■ To do
Of all the lines in this data, how many include "Output"? Respond with the number only.

■ Records provided
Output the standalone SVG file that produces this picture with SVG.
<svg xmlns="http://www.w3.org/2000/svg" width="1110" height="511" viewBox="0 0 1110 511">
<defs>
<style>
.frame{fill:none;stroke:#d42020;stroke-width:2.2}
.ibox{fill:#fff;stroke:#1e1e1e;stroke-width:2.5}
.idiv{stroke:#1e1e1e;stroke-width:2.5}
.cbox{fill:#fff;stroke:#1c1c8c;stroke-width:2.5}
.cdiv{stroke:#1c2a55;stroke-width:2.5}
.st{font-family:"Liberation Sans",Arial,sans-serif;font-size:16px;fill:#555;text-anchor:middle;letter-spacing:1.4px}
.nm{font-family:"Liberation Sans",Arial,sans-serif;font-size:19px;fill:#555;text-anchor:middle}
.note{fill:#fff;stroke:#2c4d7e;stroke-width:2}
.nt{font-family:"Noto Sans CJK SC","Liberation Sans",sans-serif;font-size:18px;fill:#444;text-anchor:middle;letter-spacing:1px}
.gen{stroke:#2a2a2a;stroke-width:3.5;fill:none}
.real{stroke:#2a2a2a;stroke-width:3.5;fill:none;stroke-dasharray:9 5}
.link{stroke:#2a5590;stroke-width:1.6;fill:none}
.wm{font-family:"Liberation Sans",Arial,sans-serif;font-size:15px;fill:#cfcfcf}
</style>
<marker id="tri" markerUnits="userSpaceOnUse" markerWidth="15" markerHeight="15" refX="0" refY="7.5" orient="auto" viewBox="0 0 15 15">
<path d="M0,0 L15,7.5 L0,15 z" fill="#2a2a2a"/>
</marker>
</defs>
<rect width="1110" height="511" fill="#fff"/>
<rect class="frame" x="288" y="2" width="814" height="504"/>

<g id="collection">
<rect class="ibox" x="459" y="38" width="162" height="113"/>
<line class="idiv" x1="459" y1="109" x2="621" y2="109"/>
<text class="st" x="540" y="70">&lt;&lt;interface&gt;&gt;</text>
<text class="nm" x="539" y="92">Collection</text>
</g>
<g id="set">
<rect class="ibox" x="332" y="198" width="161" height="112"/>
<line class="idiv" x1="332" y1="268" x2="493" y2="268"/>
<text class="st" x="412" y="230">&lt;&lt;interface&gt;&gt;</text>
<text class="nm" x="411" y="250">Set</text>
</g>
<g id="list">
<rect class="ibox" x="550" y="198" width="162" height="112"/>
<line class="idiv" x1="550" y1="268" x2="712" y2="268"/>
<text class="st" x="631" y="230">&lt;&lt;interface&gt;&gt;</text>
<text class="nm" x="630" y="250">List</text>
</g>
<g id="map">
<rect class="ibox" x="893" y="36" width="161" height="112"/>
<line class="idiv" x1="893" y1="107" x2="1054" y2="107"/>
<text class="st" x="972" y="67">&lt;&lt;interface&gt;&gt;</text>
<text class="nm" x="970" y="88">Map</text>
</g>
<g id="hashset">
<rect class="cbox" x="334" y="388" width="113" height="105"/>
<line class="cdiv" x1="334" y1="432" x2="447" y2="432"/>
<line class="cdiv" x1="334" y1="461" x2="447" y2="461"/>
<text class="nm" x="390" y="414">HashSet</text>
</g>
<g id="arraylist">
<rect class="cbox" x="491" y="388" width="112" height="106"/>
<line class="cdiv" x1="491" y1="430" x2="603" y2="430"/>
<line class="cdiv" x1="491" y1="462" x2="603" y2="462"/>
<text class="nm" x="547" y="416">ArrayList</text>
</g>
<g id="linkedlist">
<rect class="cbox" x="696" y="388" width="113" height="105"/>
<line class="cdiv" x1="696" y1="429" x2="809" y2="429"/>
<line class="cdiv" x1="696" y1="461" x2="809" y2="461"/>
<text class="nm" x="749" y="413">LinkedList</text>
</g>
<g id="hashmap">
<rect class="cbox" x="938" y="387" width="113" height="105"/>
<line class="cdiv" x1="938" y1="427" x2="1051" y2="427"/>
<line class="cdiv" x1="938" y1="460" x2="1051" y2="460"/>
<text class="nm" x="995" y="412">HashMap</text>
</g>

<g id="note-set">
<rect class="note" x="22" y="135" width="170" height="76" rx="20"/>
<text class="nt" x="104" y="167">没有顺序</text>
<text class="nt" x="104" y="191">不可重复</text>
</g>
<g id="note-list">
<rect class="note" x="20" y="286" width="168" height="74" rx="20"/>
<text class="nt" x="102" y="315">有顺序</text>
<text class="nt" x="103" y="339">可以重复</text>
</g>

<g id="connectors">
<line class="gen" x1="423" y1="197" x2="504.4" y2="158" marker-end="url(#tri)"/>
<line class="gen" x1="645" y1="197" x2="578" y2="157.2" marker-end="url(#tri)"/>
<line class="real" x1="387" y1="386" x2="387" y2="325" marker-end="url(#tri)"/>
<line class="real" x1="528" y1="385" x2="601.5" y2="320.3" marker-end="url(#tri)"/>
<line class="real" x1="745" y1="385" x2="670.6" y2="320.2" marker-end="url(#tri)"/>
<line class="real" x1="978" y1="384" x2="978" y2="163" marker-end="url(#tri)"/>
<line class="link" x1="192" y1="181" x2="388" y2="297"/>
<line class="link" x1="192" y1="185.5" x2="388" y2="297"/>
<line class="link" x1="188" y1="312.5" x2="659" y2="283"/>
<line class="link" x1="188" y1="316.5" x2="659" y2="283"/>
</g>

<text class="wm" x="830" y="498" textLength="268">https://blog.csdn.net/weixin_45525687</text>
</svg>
==
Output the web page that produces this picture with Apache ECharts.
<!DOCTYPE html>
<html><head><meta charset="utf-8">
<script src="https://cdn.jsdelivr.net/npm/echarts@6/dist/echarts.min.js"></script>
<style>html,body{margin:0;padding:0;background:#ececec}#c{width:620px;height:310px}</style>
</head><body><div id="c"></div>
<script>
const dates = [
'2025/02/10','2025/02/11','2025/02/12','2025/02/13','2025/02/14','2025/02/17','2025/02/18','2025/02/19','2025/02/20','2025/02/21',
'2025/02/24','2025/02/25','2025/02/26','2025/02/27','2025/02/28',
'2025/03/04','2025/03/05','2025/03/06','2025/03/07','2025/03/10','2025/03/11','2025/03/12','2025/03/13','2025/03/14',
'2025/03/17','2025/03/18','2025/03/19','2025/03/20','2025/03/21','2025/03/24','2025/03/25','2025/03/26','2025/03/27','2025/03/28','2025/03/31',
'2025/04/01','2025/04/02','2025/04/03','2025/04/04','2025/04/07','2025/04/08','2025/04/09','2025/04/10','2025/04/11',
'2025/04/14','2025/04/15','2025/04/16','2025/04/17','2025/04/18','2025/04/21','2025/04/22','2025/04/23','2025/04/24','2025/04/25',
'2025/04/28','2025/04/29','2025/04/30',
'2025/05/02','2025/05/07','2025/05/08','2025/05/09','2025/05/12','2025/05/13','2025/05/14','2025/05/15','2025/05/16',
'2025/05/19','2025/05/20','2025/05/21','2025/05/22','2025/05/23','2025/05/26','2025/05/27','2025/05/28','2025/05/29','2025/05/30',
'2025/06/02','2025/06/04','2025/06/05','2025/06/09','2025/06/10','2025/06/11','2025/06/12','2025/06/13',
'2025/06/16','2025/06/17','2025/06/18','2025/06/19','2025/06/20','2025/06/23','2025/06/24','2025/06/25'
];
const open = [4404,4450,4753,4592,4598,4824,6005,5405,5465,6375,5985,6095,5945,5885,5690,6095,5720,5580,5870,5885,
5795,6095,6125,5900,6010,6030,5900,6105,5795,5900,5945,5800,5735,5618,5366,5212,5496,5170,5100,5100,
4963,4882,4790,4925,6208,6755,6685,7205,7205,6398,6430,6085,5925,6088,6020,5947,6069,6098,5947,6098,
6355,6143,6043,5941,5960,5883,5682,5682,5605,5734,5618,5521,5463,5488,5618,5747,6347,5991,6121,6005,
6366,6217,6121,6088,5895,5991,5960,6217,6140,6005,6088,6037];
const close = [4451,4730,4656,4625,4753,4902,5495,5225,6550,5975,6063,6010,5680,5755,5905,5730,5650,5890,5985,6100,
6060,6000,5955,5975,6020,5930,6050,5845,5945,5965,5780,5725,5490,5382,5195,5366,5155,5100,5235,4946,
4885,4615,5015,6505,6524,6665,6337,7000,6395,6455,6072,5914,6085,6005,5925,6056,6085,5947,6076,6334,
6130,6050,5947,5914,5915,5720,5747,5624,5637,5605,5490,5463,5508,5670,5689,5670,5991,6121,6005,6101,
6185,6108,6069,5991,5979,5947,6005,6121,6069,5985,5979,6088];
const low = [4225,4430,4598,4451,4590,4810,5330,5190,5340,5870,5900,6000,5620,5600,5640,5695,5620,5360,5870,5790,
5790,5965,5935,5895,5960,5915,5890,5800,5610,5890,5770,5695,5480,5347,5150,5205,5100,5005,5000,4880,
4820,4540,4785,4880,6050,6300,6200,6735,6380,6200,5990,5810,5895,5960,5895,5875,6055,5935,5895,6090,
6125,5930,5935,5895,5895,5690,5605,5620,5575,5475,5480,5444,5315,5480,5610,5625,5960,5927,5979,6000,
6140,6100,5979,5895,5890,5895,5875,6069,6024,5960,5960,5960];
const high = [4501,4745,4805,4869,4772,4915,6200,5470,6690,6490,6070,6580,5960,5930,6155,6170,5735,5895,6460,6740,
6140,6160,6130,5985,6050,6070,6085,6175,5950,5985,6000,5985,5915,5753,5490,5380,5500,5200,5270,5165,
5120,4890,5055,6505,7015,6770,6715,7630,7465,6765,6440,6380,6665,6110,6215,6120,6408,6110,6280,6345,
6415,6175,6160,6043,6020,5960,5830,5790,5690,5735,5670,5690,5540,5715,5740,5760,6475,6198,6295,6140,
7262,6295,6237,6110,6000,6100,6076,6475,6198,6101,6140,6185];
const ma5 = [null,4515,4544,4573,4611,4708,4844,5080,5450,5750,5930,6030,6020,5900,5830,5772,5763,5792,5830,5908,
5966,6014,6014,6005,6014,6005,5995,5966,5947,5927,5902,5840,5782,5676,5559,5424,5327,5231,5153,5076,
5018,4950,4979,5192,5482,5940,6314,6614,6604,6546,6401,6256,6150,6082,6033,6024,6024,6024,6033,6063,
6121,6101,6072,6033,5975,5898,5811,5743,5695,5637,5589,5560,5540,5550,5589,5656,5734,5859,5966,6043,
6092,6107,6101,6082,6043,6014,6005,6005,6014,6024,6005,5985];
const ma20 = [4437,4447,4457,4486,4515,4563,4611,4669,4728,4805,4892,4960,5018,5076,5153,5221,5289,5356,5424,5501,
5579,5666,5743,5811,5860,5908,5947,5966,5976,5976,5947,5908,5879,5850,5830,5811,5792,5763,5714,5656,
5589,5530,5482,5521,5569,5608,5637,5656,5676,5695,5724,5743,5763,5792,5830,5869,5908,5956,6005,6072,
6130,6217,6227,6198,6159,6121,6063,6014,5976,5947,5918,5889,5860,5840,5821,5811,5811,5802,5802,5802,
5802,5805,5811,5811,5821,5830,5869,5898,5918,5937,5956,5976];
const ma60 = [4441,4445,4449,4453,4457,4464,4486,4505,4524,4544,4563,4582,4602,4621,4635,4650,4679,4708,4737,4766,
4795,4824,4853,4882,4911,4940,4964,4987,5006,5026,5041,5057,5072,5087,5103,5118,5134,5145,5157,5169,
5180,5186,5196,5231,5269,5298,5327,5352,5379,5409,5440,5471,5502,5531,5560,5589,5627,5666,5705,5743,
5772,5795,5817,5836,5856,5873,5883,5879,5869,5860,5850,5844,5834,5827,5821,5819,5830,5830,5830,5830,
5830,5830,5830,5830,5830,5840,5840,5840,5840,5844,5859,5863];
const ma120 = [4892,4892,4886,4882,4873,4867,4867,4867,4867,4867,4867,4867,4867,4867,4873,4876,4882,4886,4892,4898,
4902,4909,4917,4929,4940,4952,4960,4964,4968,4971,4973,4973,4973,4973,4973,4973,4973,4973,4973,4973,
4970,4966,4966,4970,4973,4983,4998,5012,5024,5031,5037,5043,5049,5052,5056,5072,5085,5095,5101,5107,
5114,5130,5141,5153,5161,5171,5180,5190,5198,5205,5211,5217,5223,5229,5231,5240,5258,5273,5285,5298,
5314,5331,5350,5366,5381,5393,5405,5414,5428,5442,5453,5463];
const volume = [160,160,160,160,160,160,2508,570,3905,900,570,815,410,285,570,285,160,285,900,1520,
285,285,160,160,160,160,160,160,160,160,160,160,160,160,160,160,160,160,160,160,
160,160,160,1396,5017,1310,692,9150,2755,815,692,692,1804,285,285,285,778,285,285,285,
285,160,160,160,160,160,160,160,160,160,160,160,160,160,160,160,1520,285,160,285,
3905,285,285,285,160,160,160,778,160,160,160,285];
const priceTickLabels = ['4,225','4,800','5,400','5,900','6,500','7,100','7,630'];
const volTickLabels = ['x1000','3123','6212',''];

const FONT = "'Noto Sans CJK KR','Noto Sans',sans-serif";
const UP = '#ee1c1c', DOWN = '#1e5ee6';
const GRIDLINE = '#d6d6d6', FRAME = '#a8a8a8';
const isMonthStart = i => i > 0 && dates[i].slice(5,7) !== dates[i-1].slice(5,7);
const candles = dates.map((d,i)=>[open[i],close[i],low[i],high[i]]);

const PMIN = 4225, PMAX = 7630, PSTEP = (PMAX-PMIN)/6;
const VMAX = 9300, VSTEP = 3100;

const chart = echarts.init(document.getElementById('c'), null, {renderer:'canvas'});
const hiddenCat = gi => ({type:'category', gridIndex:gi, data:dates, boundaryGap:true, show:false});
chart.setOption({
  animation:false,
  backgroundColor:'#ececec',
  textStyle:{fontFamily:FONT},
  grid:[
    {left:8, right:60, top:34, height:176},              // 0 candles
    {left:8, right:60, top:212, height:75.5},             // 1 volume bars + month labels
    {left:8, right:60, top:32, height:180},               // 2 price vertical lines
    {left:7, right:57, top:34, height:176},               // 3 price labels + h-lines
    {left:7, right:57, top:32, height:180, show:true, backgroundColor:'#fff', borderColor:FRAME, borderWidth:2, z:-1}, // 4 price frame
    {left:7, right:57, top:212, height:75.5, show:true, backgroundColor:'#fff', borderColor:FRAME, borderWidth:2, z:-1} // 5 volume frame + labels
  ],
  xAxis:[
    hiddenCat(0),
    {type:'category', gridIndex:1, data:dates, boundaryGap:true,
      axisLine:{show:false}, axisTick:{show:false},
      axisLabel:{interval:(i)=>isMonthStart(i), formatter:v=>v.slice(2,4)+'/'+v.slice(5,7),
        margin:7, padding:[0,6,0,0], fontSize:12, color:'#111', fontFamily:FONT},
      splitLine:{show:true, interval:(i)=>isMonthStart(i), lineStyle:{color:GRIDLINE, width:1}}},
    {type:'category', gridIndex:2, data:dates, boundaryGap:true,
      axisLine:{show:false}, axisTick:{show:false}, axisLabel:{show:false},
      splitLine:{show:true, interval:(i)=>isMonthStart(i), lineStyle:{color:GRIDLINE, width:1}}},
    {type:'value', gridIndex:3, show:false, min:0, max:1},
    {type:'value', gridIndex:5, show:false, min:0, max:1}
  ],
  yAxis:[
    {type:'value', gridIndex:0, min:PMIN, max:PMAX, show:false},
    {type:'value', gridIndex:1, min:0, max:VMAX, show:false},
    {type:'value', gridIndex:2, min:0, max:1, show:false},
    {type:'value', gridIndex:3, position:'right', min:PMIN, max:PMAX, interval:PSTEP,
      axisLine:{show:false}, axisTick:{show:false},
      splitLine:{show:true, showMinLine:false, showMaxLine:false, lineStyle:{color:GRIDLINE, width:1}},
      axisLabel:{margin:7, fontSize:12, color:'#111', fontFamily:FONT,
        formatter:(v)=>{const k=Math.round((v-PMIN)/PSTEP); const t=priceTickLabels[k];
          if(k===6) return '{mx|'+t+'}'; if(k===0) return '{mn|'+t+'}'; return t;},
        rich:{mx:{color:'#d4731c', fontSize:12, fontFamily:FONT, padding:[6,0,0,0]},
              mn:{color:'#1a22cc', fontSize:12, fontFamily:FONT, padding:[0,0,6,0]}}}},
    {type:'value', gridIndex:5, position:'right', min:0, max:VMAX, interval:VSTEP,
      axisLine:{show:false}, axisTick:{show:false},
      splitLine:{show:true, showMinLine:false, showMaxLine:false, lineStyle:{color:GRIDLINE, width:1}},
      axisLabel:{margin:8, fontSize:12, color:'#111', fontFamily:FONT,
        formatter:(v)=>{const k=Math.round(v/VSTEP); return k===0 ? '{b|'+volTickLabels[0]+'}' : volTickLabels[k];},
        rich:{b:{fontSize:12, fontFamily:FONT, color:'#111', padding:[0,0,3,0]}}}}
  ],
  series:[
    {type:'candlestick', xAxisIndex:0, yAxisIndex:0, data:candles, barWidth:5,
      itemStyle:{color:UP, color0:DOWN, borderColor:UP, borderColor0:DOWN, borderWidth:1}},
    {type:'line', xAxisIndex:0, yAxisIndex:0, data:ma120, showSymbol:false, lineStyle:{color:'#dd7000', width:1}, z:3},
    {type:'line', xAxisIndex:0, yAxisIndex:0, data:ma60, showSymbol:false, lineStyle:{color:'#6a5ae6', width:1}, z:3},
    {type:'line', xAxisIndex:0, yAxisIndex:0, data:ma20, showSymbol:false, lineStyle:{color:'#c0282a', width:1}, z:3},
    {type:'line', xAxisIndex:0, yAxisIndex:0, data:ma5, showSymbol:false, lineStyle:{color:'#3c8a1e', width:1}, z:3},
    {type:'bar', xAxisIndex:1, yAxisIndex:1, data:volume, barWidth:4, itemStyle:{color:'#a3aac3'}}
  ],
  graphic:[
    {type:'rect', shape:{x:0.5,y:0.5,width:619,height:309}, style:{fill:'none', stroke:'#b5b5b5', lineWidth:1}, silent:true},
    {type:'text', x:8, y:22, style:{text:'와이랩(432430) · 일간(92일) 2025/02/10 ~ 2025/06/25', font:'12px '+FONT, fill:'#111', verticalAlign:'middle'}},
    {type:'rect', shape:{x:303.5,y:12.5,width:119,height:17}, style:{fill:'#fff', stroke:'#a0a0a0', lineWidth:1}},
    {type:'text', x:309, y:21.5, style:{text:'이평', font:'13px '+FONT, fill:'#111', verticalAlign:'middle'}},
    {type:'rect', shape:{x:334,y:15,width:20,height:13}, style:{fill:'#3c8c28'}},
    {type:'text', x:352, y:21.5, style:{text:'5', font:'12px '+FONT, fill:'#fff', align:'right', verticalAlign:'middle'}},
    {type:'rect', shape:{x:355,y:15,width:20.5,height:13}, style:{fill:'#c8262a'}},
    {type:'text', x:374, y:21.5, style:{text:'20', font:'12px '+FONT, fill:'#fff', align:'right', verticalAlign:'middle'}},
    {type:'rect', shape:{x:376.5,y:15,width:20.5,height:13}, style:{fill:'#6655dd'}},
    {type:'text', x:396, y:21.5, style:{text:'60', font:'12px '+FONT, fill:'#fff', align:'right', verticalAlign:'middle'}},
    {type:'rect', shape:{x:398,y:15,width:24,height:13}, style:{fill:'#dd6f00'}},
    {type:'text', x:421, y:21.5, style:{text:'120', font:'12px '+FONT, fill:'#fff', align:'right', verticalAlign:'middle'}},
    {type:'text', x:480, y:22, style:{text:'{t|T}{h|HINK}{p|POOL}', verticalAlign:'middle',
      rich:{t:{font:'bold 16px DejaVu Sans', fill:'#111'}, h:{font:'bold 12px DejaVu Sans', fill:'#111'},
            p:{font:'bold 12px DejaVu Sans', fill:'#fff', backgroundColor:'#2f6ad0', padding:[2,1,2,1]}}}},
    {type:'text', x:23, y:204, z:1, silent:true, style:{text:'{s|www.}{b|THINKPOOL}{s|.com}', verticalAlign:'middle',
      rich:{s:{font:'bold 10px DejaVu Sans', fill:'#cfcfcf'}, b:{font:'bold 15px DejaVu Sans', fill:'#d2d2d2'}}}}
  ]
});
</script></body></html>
--
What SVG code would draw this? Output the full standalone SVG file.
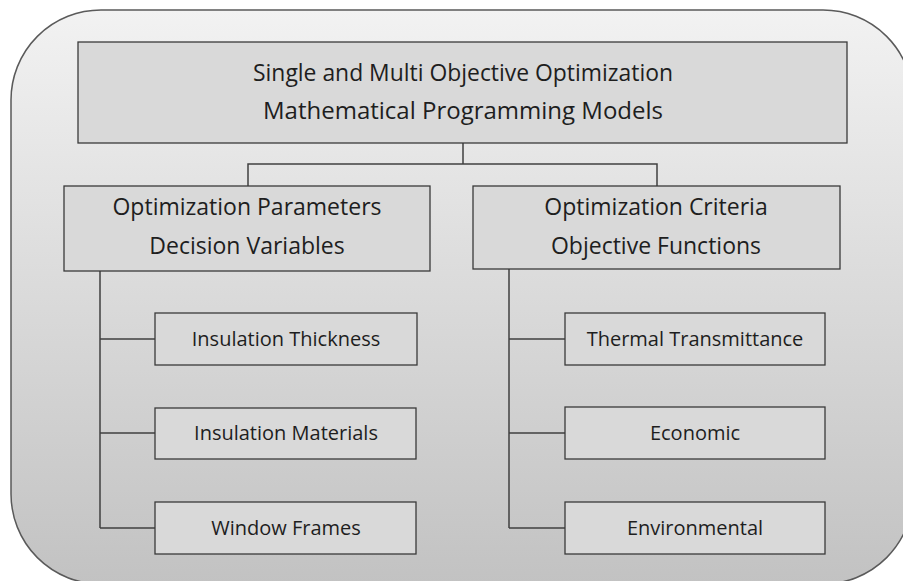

■ Task solution
3